El presidente Martín Vizcarra indicó que la pena de muerte para asesinos y violadores de mujeres se debe "evaluar", a fin de determinar si es una medida disuasiva | Foto: GEC
El presidente Martín Vizcarra indicó que la pena de muerte para asesinos y violadores de mujeres se debe "evaluar", a fin de determinar si es una medida disuasiva | Foto: GEC
Pedro Ortiz Bisso

El desastre del primer alanismo, el azote del terrorismo y el ‘fujishock’ fueron caldo de cultivo para la epidemia del cólera que sacudió nuestro país en 1991. En pleno verano, apenas dos meses después de que se conocieran los primeros casos, todos los departamentos, a excepción del Cusco, ya registraban al menos un infectado con el ‘Vibrio cholerae’. Al final del año, alrededor de 320.000 personas habían enfermado; cerca de 3.000 no lograron sobrevivir.

Mientras eso sucedía, una noticia empezó a robarle notoriedad a la epidemia: en una humilde vivienda de Carmen de la Legua, una efigie de yeso de la Virgen de Fátima había empezado a llorar.

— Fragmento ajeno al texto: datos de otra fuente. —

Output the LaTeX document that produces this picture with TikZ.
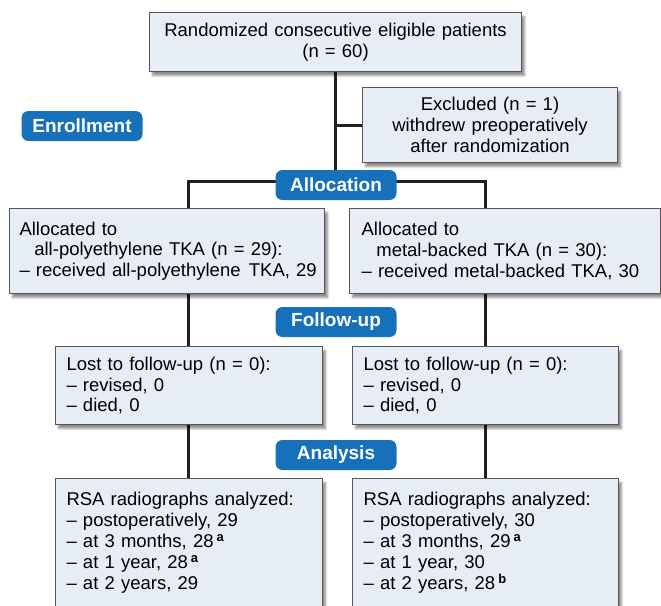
\documentclass[tikz,border=0pt]{standalone}
\usepackage{fontspec}
\setmainfont{Liberation Sans}
\usetikzlibrary{shadows.blur,backgrounds}
\definecolor{boxfill}{RGB}{231,237,246}
\definecolor{boxline}{RGB}{85,85,85}
\definecolor{stageblue}{RGB}{22,112,186}
\definecolor{linkblack}{RGB}{35,31,32}

\begin{document}
\begin{tikzpicture}[x=1pt, y=-1pt]
    % Define styles
    \tikzset{
        flowbox/.style={
            draw=boxline,
            line width=1.1pt,
            fill=boxfill,
            anchor=north west,
            inner xsep=11pt,
            inner ysep=0pt,
            font=\fontsize{18.5}{20.8}\selectfont,
            blur shadow={shadow xshift=3pt, shadow yshift=-4pt, shadow blur steps=6, shadow opacity=45}
        },
        leftbox/.style={
            flowbox,
            align=left
        },
        midbox/.style={
            flowbox,
            align=center
        },
        stage/.style={
            fill=stageblue,
            text=white,
            rounded corners=7pt,
            minimum width=121pt,
            minimum height=30pt,
            inner sep=0pt,
            font=\fontsize{19}{20}\selectfont\bfseries
        },
        link/.style={
            draw=linkblack,
            line width=3pt
        }
    }

    \useasboundingbox (0,0) rectangle (661,605);

    % Enrollment
    \node[midbox, text width=350pt, minimum height=59pt] (rand) at (149,12)
        {Randomized consecutive eligible patients\\(n = 60)};
    \node[midbox, text width=233pt, minimum height=75pt] (excl) at (362,87)
        {Excluded (n = 1)\\withdrew preoperatively\\after randomization};

    % Allocation
    \node[leftbox, text width=295pt, inner xsep=10pt, minimum height=85pt] (allocL) at (9,208)
        {Allocated to\\\hspace*{0.8em}all-polyethylene TKA (n = 29):\\\mbox{– received all-polyethylene\hspace{0.45em}TKA, 29}};
    \node[leftbox, text width=287pt, inner xsep=12pt, minimum height=85pt] (allocR) at (349,208)
        {Allocated to\\\hspace*{0.8em}metal-backed TKA (n = 30):\\\mbox{– received metal-backed TKA, 30}};

    % Follow-up
    \node[leftbox, text width=245pt, minimum height=78pt] (lostL) at (55,346)
        {Lost to follow-up (n = 0):\\– revised, 0\\– died, 0};
    \node[leftbox, text width=244pt, minimum height=78pt] (lostR) at (352,346)
        {Lost to follow-up (n = 0):\\– revised, 0\\– died, 0};

    % Analysis
    \node[leftbox, text width=245pt, inner ysep=14pt, text depth=150pt,
          font=\fontsize{18.5}{21}\selectfont] (rsaL) at (55,478)
        {RSA radiographs analyzed:\\– postoperatively, 29\\– at 3 months, 28\,\textsuperscript{\bfseries a}\\– at 1 year, 28\,\textsuperscript{\bfseries a}\\– at 2 years, 29};
    \node[leftbox, text width=244pt, inner ysep=14pt, text depth=150pt,
          font=\fontsize{18.5}{21}\selectfont] (rsaR) at (352,478)
        {RSA radiographs analyzed:\\– postoperatively, 30\\– at 3 months, 29\,\textsuperscript{\bfseries a}\\– at 1 year, 30\\– at 2 years, 28\,\textsuperscript{\bfseries b}};

    % Connectors
    \coordinate (split) at (rand.south |- 0,181);
    \coordinate (lsplit) at (188,181);
    \coordinate (rsplit) at (485,181);
    \begin{scope}[on background layer]
        \draw[link] (rand.south) -- (split);
        \draw[link] (split |- excl.west) -- (excl.west);
        \draw[link] (lsplit |- allocL.north) -- (lsplit) -- (rsplit) -- (rsplit |- allocR.north);
        \draw[link] (lsplit |- allocL.south) -- (lsplit |- lostL.north);
        \draw[link] (rsplit |- allocR.south) -- (rsplit |- lostR.north);
        \draw[link] (lsplit |- lostL.south) -- (lsplit |- rsaL.north);
        \draw[link] (rsplit |- lostR.south) -- (rsplit |- rsaR.north);
    \end{scope}

    % Stage labels
    \node[stage] (enroll) at (82,126) {Enrollment};
    \node[stage] (alloc) at (336,185) {Allocation};
    \node[stage] (follow) at (336,322) {Follow-up};
    \node[stage] (analysis) at (336,455) {Analysis};

\end{tikzpicture}
\end{document}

Eso es lo que decía su dueña, una anciana que había adquirido la estatuilla años atrás cerca a Las Nazarenas. Pronto, la casita de la calle Hurtado de Mendoza se convirtió en un multitudinario centro de peregrinación. Como era de esperarse, el entonces presidente Alberto Fujimori apareció por la casa para orar ante la virgen y llevarle flores. “Pidió que nos ayude a salir de la crisis”, informaron los medios al día siguiente.

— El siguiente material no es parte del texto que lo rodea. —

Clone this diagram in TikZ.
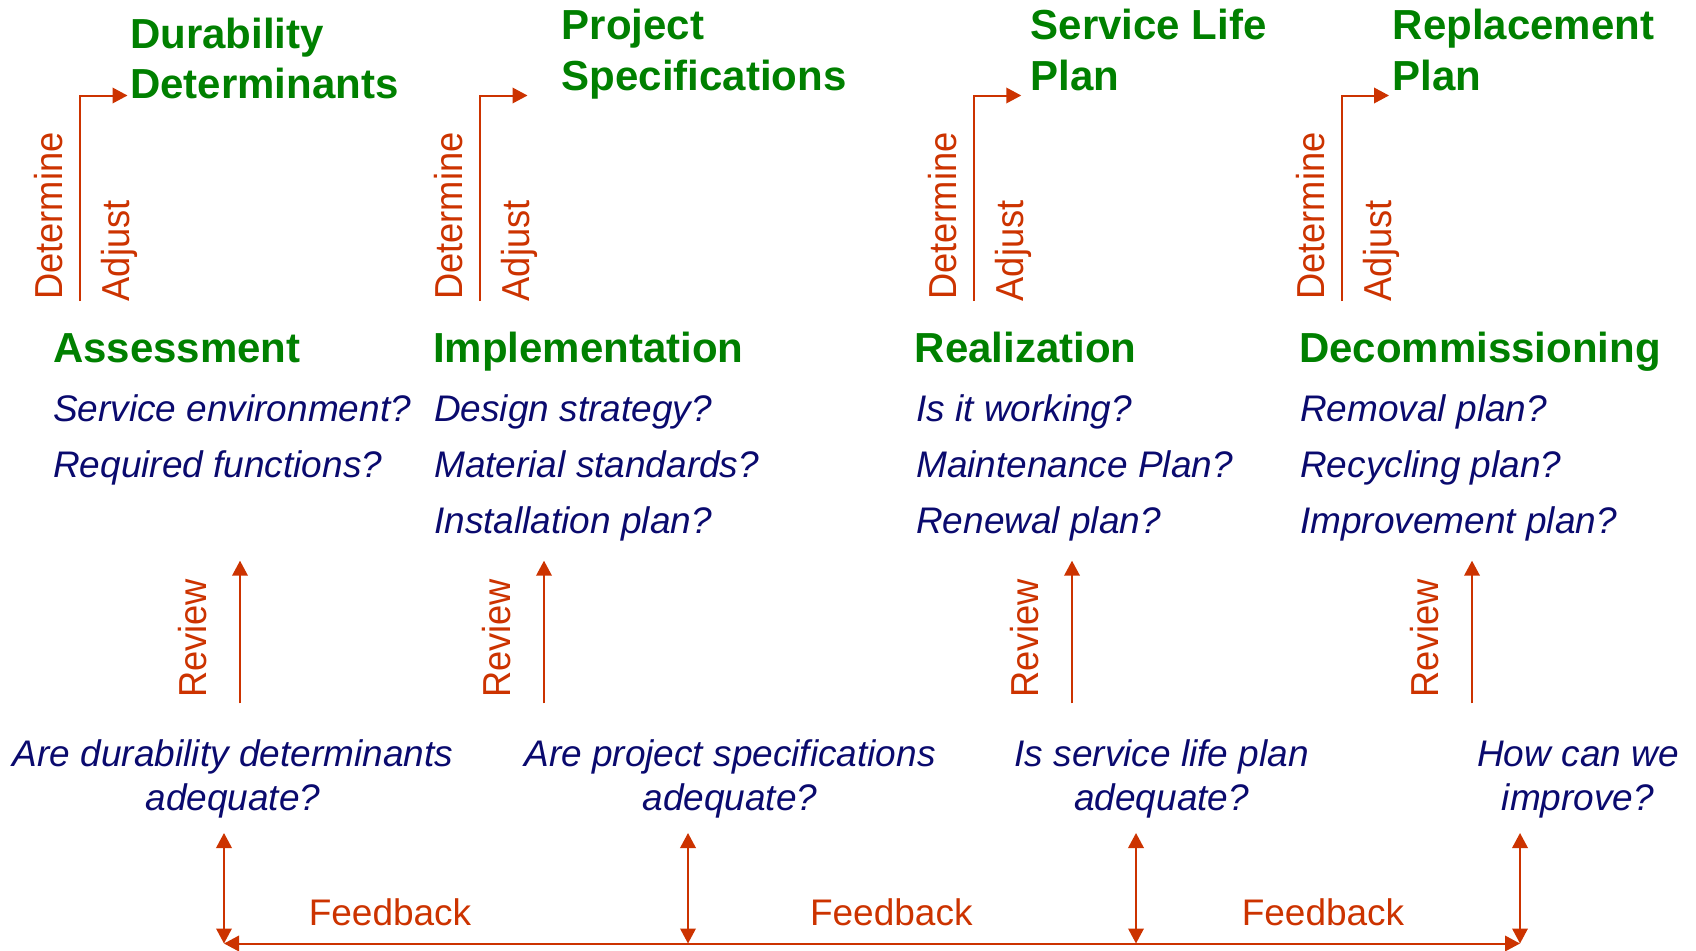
\documentclass[tikz,border=0pt]{standalone}
\usepackage{fontspec}
\setmainfont{Liberation Sans}
\newfontfamily\rotfont[FakeStretch=0.93]{Liberation Sans}
\usetikzlibrary{arrows.meta}
\definecolor{stagegreen}{HTML}{008000}
\definecolor{flowred}{HTML}{CC3300}
\definecolor{asknavy}{HTML}{0A0A6E}

\tikzset{
  headline/.style={font=\fontsize{42}{50}\selectfont\bfseries, text=stagegreen, anchor=base west, inner sep=0pt},
  ask/.style={font=\fontsize{37}{44}\selectfont\itshape, text=asknavy, anchor=base west, inner sep=0pt},
  askc/.style={ask, anchor=base},
  redlabel/.style={font=\fontsize{37}{44}\selectfont, text=flowred, inner sep=0pt, anchor=base},
  vlabel/.style={font=\rotfont\fontsize{39}{46}\selectfont, text=flowred, inner sep=0pt, rotate=90, anchor=base west},
  flow/.style={draw=flowred, line width=2pt, -{Triangle[length=15pt,width=15.5pt]}},
  biflow/.style={draw=flowred, line width=2pt, {Triangle[length=15pt,width=15.5pt]}-{Triangle[length=15pt,width=15.5pt]}},
}

\begin{document}
\begin{tikzpicture}[x=1pt, y=-1pt]
\useasboundingbox (0,0) rectangle (1696,950);

% ---- outputs of each stage ----
\node[headline] (out1a) at (130,48.3) {Durability};
\node[headline] (out1b) at (130,98.3) {Determinants};
\node[headline] (out2a) at (561.5,40) {Project};
\node[headline] (out2b) at (561.5,90) {Specifications};
\node[headline] (out3a) at (1030.5,40) {Service Life};
\node[headline] (out3b) at (1030.5,90) {Plan};
\node[headline] (out4a) at (1392.5,40) {Replacement};
\node[headline] (out4b) at (1392.5,90) {Plan};

% ---- determine / adjust connectors ----
\foreach \i/\x in {1/80, 2/480, 3/973.75, 4/1341.5} {
  \coordinate (foot\i) at (\x,301);
  \coordinate (head\i) at (\x+47.5,95.5);
  \draw[flow] (foot\i) |- (head\i);
  \node[vlabel] (det\i) at (\x-17.3,300) {Determine};
  \node[vlabel] (adj\i) at (\x+49.5,301.5) {Adjust};
}

% ---- stages ----
\node[headline] (st1) at (53,362.7) {Assessment};
\node[headline] (st2) at (433,362.7) {Implementation};
\node[headline] (st3) at (914.5,362.7) {Realization};
\node[headline] (st4) at (1299,362.7) {Decommissioning};

\node[ask] (q11) at (53,421) {Service environment?};
\node[ask] (q12) at (53,477) {Required functions?};

\node[ask] (q21) at (434,421) {Design strategy?};
\node[ask] (q22) at (434,477) {Material standards?};
\node[ask] (q23) at (434,533) {Installation plan?};

\node[ask] (q31) at (916,421) {Is it working?};
\node[ask] (q32) at (916,477) {Maintenance Plan?};
\node[ask] (q33) at (916,533) {Renewal plan?};

\node[ask] (q41) at (1300,421) {Removal plan?};
\node[ask] (q42) at (1300,477) {Recycling plan?};
\node[ask] (q43) at (1300,533) {Improvement plan?};

% ---- review connectors ----
\foreach \i/\x in {1/240, 2/544, 3/1072, 4/1472} {
  \coordinate (rvlow\i) at (\x,703.3);
  \coordinate (rvtop\i) at (\x,560.7);
  \draw[flow] (rvlow\i) -- (rvtop\i);
  \node[vlabel] (rv\i) at (\x-33.5,698) {Review};
}

% ---- review questions ----
\node[askc] (c1a) at (233,766) {Are durability determinants};
\node[askc] (c1b) at (233,810) {adequate?};
\node[askc] (c2a) at (730,766) {Are project specifications};
\node[askc] (c2b) at (730,810) {adequate?};
\node[askc] (c3a) at (1161.6,766) {Is service life plan};
\node[askc] (c3b) at (1161.6,810) {adequate?};
\node[askc] (c4a) at (1578,766) {How can we};
\node[askc] (c4b) at (1578,810) {improve?};

% ---- feedback loop ----
\foreach \i/\x in {1/224, 2/688, 3/1136, 4/1520} {
  \coordinate (fbtop\i) at (\x,833);
  \coordinate (fbbot\i) at (\x,943.5);
  \draw[biflow] (fbtop\i) -- (fbbot\i);
}
\draw[biflow] (fbbot1) -- (fbbot4);

\node[redlabel] (fb1) at (390,925.5) {Feedback};
\node[redlabel] (fb2) at (891.3,925.5) {Feedback};
\node[redlabel] (fb3) at (1323,925.5) {Feedback};

\end{tikzpicture}
\end{document}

En paralelo, un charlatán brasileño que decía tener poderes para sanar males incurables atrajo a miles de personas a un consultorio improvisado en Miraflores y luego otro en Pueblo Libre. La popularidad de Joao Teixeira de Faria alcanzó tal dimensión que visitó Palacio de Gobierno para reunirse con Fujimori y ‘curarlo’ de una luxación en un dedo de la mano derecha. El mandatario declararía luego que gracias al “poder” del brasileño había podido mover su mano.

Sobra decir que dichos ‘milagros’ hicieron que el cólera empezara a perder espacio en la cobertura noticiosa y en las conversaciones de la gente. Fueron dos perfectas cortinas de humo que le permitieron un alivio al gobierno ante la crisis.

No existe evidencia de que en el actual gobierno existan un Vladimiro Montesinos o un Segisfredo Luza, las mentes que, se dice, habrían estado detrás de estas historias. En realidad no las necesita. Basta la infinita capacidad del señor Vizcarra para subirse a la ola de los temas de mayor popularidad. Pese a lo que señalan la Constitución, los tratados internacionales y la tendencia en el resto del mundo para su abolición, el presidente bajo el argumento de que es una medida a evaluar para reducir la violencia contra la mujer.

Además del COVID-19, hay otro virus por combatir llamado populismo. Uno de los contagiados es el presidente. Y no se quiere curar.